Required work: Your task is to print, exactly and only, the lines from the start of the entries below through the line with "UI, Noto Sans". Include both ends, but skip the pictures.

++++++++++++++++++++

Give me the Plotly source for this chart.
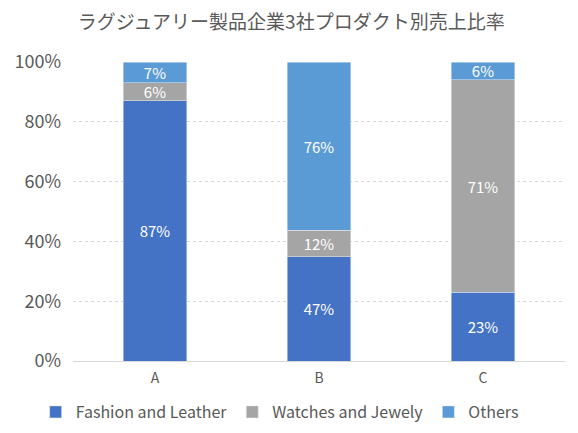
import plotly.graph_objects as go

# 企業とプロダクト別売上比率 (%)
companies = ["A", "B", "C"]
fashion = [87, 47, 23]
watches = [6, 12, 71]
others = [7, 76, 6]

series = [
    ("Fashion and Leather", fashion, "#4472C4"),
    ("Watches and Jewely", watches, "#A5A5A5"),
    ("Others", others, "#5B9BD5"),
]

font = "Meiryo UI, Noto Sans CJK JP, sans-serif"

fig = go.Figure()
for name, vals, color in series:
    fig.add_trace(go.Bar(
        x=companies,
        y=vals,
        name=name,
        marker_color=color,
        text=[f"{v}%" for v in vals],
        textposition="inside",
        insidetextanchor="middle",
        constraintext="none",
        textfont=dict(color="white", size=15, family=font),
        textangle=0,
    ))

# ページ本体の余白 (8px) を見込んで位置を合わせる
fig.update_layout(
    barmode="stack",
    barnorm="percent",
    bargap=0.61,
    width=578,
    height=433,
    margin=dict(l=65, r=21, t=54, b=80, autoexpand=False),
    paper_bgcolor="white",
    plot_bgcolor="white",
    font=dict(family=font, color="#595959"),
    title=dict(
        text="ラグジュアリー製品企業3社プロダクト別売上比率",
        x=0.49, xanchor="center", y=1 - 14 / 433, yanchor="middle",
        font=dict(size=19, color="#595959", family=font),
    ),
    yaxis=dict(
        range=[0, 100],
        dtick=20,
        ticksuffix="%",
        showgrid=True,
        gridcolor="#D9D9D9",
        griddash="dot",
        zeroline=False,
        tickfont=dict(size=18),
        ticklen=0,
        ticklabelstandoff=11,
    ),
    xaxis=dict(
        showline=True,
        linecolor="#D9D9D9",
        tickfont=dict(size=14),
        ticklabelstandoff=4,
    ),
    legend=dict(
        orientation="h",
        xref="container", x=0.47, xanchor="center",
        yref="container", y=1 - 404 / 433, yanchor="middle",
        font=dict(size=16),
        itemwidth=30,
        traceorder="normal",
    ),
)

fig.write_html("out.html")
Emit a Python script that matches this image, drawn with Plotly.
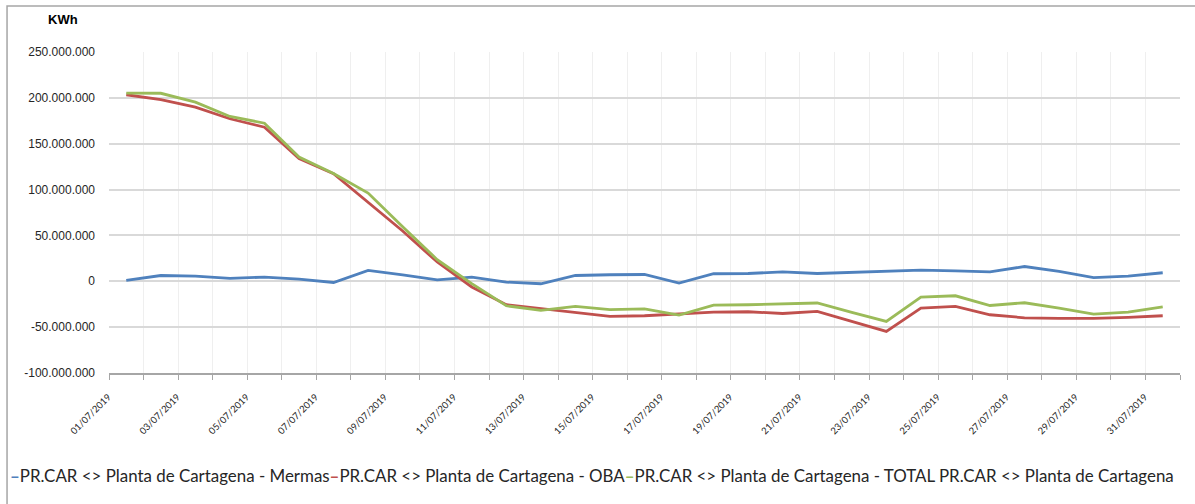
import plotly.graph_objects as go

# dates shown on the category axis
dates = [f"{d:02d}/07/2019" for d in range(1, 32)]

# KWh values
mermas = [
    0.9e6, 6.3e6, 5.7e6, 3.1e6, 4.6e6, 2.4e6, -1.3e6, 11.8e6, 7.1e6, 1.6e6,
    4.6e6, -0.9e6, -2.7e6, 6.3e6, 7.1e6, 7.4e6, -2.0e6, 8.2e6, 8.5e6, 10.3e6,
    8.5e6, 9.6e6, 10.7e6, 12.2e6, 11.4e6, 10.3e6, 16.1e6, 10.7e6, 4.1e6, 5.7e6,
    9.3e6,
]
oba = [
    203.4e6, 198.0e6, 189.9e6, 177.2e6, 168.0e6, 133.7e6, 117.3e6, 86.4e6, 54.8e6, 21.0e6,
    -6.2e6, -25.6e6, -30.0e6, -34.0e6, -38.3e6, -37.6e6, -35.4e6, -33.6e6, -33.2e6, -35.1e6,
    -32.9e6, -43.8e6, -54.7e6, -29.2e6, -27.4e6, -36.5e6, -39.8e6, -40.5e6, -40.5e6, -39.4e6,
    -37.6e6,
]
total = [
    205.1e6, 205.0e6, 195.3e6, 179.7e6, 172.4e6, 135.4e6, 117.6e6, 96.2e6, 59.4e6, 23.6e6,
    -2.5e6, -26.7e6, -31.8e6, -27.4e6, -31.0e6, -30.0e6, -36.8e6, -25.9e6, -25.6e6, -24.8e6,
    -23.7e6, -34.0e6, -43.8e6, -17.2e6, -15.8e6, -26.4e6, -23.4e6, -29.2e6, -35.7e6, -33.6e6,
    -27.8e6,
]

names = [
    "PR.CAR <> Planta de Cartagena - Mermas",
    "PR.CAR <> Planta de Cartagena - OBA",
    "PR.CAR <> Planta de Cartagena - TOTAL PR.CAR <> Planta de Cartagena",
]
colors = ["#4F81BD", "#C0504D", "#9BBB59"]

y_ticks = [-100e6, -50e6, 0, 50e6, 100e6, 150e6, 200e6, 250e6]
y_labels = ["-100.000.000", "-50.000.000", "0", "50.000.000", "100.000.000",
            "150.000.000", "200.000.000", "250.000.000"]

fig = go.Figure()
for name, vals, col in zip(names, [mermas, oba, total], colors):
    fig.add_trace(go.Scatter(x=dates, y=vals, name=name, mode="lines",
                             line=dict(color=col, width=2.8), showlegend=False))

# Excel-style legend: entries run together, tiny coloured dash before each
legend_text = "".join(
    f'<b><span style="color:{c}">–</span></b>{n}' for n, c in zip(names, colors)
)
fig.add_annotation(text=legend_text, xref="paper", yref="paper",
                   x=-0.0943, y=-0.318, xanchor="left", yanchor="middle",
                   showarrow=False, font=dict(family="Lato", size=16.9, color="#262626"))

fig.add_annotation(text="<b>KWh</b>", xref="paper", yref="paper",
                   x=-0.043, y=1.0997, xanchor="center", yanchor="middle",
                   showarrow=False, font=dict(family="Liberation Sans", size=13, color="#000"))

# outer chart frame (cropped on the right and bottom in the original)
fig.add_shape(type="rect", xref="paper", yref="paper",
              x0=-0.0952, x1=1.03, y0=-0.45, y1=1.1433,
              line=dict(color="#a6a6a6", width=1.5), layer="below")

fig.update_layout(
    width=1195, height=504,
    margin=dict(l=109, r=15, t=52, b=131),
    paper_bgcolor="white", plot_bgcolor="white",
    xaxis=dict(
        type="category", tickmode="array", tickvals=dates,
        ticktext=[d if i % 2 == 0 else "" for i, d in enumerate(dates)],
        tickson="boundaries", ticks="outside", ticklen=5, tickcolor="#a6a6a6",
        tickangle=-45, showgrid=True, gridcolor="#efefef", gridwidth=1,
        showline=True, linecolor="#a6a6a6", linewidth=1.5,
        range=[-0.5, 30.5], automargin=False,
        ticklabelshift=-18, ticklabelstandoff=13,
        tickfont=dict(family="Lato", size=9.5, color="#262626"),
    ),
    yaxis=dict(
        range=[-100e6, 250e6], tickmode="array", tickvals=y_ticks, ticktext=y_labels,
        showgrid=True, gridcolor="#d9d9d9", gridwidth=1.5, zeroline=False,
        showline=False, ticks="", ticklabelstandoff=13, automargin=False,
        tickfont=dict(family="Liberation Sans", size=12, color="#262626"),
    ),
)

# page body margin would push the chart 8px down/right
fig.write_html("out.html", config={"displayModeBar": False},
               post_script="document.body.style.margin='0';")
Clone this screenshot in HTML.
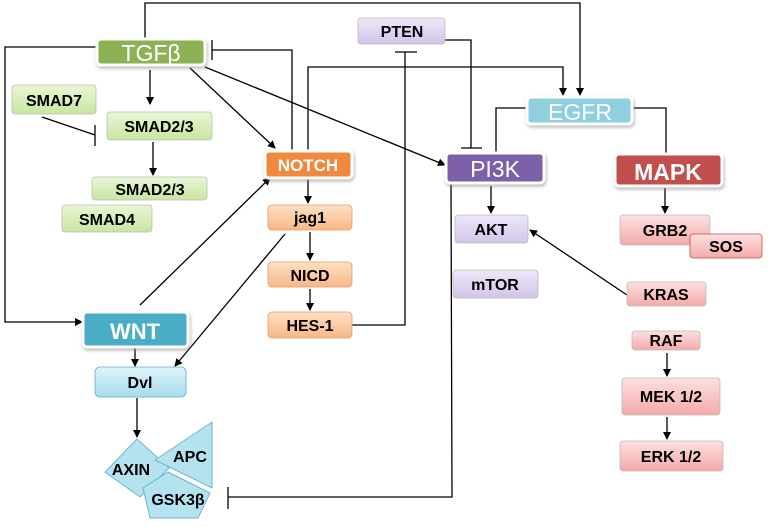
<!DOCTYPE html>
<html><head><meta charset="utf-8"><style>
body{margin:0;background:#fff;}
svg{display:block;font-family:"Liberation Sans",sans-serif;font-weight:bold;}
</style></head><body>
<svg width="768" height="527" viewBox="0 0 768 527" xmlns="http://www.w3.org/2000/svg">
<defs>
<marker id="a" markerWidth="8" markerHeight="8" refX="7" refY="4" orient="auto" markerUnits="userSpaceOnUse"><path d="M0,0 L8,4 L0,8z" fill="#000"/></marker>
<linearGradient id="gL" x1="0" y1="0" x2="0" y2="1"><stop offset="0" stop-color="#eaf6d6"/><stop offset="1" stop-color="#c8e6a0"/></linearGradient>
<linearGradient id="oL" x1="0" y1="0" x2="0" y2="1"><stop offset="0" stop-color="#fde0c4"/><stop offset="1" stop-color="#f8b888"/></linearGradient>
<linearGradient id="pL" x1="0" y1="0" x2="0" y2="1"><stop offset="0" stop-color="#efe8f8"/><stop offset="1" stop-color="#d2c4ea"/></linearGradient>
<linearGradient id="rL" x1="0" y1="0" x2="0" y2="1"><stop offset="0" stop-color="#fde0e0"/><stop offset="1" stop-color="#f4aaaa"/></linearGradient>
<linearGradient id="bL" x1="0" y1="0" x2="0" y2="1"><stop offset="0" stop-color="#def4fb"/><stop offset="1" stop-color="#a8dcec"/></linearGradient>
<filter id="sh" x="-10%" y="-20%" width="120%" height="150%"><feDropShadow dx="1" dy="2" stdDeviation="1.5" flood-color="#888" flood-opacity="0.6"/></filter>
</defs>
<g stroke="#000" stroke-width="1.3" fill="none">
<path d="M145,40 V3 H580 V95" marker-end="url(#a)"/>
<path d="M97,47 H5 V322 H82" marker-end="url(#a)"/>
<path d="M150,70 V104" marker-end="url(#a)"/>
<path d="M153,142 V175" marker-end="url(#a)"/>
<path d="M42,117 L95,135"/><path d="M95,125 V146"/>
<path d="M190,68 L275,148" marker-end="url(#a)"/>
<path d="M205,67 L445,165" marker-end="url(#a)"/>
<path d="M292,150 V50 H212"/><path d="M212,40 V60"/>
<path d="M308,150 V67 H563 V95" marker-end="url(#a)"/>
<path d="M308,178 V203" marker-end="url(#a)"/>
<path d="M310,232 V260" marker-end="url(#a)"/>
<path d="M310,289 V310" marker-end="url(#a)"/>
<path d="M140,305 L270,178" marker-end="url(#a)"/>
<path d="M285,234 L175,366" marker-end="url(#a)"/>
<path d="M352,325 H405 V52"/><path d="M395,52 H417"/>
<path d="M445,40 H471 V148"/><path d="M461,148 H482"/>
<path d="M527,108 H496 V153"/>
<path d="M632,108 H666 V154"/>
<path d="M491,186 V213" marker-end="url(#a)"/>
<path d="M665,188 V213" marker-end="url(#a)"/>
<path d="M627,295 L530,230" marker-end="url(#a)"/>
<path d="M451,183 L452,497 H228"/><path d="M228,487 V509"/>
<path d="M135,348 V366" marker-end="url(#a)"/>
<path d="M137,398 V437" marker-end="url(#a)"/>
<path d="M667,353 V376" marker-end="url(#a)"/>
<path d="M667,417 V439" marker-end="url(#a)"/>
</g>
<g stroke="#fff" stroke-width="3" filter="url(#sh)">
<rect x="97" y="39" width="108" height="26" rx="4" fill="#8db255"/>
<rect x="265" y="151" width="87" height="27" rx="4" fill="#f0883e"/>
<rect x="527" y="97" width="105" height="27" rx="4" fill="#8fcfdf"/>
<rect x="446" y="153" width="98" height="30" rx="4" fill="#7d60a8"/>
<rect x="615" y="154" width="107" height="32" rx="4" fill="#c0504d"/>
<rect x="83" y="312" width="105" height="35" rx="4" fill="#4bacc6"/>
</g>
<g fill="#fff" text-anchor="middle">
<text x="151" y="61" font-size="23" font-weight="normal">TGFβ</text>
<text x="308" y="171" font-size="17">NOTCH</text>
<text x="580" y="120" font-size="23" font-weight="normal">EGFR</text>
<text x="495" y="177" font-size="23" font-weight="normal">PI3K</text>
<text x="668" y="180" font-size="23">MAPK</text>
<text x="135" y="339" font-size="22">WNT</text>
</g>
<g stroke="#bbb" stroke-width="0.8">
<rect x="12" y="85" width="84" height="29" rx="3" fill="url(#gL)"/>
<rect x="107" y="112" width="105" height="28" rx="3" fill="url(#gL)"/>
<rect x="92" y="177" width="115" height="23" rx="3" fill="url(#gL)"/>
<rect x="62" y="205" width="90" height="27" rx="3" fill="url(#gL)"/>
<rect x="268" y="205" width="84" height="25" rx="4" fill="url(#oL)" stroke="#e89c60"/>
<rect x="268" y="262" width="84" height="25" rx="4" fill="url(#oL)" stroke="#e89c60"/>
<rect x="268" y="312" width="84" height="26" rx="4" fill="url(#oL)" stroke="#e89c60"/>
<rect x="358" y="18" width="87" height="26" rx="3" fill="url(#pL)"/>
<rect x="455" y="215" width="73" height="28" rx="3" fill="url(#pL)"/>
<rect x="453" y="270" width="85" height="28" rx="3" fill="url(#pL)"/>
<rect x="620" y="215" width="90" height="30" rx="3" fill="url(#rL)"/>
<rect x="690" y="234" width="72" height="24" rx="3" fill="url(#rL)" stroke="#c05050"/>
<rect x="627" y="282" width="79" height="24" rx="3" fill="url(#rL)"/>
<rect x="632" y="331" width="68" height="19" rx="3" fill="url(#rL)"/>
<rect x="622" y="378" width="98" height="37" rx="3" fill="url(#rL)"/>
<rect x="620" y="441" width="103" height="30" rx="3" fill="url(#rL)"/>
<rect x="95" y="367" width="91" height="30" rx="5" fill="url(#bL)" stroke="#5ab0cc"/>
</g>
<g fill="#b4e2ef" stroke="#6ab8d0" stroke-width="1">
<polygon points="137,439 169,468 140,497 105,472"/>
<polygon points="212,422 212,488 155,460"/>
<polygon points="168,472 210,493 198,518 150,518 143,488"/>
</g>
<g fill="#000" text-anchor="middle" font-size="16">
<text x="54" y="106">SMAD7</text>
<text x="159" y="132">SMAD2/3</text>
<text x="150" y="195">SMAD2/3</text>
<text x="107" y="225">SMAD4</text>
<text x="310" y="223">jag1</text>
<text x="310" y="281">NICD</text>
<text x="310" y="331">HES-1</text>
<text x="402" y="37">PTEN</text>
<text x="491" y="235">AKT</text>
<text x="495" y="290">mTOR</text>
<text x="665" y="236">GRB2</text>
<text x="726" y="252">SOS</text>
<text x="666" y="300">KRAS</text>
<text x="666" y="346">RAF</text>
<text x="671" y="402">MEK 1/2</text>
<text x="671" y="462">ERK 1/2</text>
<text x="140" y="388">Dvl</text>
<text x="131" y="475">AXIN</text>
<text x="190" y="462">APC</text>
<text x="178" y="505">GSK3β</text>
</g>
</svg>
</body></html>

++++++++++++++++++++

Expected answer:
Give me the Plotly source for this chart.
import plotly.graph_objects as go

# 企業とプロダクト別売上比率 (%)
companies = ["A", "B", "C"]
fashion = [87, 47, 23]
watches = [6, 12, 71]
others = [7, 76, 6]

series = [
    ("Fashion and Leather", fashion, "#4472C4"),
    ("Watches and Jewely", watches, "#A5A5A5"),
    ("Others", others, "#5B9BD5"),
]

font = "Meiryo UI, Noto Sans CJK JP, sans-serif"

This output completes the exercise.